Notter of the Muswell Hill Mob reached the crate and managed quickly to prize it open. Looking up from the contents he saw a Raven perched on the graveyard wall. “C’Mon Sergeant” it squawked!  (That was the next Plot Point that I placed).

Miller and Notter interrogate the raven
In the meantime the earthenware pot was proving harder to understand (I played a Peril) on Jamie’s character. As a result it took him longer to go for his second Plot Point (a hand drawn map).

A gun battle then developed between Notter on the Mob's side and The Count and PC Newthwaite on the other.

Miller, meanwhile, managed to get over the graveyard wall and persuade Faulkner of the wisdom of accompanying a man with a strategically placed automatic pistol.

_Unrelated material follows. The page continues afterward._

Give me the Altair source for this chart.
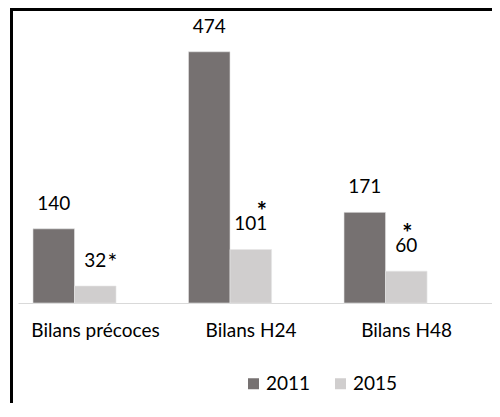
import altair as alt
import pandas as pd

categories = ["Bilans précoces", "Bilans H24", "Bilans H48"]
years = ["2011", "2015"]
values_2011 = [140, 474, 171]
values_2015 = [32, 101, 60]
stars_2015 = ["*", "*", "*"]

rows = []
for c, a, b in zip(categories, values_2011, values_2015):
    rows.append({"cat": c, "year": "2011", "value": a})
    rows.append({"cat": c, "year": "2015", "value": b})
df = pd.DataFrame(rows)

star_df = pd.DataFrame({"cat": categories, "year": ["2015"] * 3,
                        "value": values_2015, "star": stars_2015})

FONT = "Lato"
xscale = alt.Scale(domain=categories, paddingInner=0.466, paddingOuter=0.257, align=0.1875)
yscale = alt.Scale(domain=[0, 500], nice=False)
xoff = alt.XOffset("year:N", scale=alt.Scale(domain=years))

x_enc = alt.X("cat:N", scale=xscale, sort=categories, title=None,
              axis=alt.Axis(labelAngle=0, ticks=False, domainColor="#d9d9d9",
                            domainWidth=1, labelFont=FONT, labelFontSize=19,
                            labelColor="#000000", labelPadding=18, labelOffset=21))

bars = alt.Chart(df).mark_bar(stroke="#e6e6e6", strokeWidth=0.6).encode(
    x=x_enc,
    xOffset=xoff,
    y=alt.Y("value:Q", scale=yscale, axis=None),
    color=alt.Color("year:N", scale=alt.Scale(domain=years, range=["#767171", "#d0cece"]),
                    legend=alt.Legend(title=None, orient="none", legendX=226, legendY=336,
                                      direction="horizontal", symbolType="square",
                                      symbolSize=121, symbolStrokeWidth=0, labelOffset=3,
                                      columnPadding=20, labelFont=FONT, labelFontSize=19,
                                      labelColor="#000000", padding=0)),
)

labels = alt.Chart(df).mark_text(font=FONT, fontSize=19, color="#000000", dy=-19,
                                 baseline="alphabetic").encode(
    x=alt.X("cat:N", scale=xscale, sort=categories),
    xOffset=xoff,
    y=alt.Y("value:Q", scale=yscale),
    text="value:Q",
)

star_style = {"Bilans précoces": (17, -16, "normal", 23),
              "Bilans H24": (11, -29, "bold", 24),
              "Bilans H48": (1, -29, "bold", 24)}
star_layers = []
for c in categories:
    dx, dy, fw, fs = star_style[c]
    star_layers.append(
        alt.Chart(star_df).transform_filter(alt.datum.cat == c).mark_text(
            font=FONT, fontSize=fs, fontWeight=fw, color="#000000", dx=dx, dy=dy,
            baseline="alphabetic").encode(
            x=alt.X("cat:N", scale=xscale, sort=categories),
            xOffset=xoff,
            y=alt.Y("value:Q", scale=yscale),
            text="star:N",
        )
    )

frame_df = pd.DataFrame({"k": [0]})
left_border = alt.Chart(frame_df).mark_rule(color="#000000", strokeWidth=3).encode(
    x=alt.value(-6.5), y=alt.value(-30), y2=alt.value(371))
top_border = alt.Chart(frame_df).mark_rule(color="#000000", strokeWidth=3).encode(
    x=alt.value(-8), x2=alt.value(474), y=alt.value(-28.5))

chart = alt.layer(bars, labels, *star_layers, left_border, top_border).properties(
    width=474, height=265,
    padding={"left": 10, "top": 30, "right": 0, "bottom": 100},
    autosize=alt.AutoSizeParams(type="none"),
    background="#ffffff",
).configure_view(stroke=None)

chart.save("out.html", embed_options={"renderer": "svg", "actions": False})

One of Jamie's reward cards allowed him to extend the game to seven turns but it wasn't enough to prevent the Muswell Hill Mob making off with Faulkner and, presumably, his ancestor's mysterious journal too!

Look out for the next episode of the Quest for Faulkner's Balls - coming to a theatre near you soon! Well, eventually anyway.

Tuesday, February 6, 2018

Monumental Masonry

Inspired by some of terrain items I've seen decorating the tables in Dave Phipps's excellent Pulp Alley videos on Facebook, I decided to have a go at some of the bits and bobs I've had hanging around for a while.

The Renedra plastic gravestones, an old table-mat and some foamcore gave me this graveyard.

The surrounding wall is covered with brick-paper and topped with card coping stones.  The ground-cover is my usual painted-and-drybrushed tile grout covered with a new, home blended mix of fine flock and static grass.

I think the scale works well with 28mm figures...

... and looks OK with 1/72nd miniatures so this piece will probably appear in Andreivia this April.

Also newly off the painting desk is this statue.

Called die Trauernde or the Weeping One, it's from German manufacturer Zitterdes and came from Wargames Emporium.  It'll one day take its place in my planned Pavis setup for Song of Blades and Heroes.

And finally we have the couple of gargoyles I bought at the Edinburgh show in the summer.

These too are destined for Pavis.  They'll just be inanimate statues, won't they?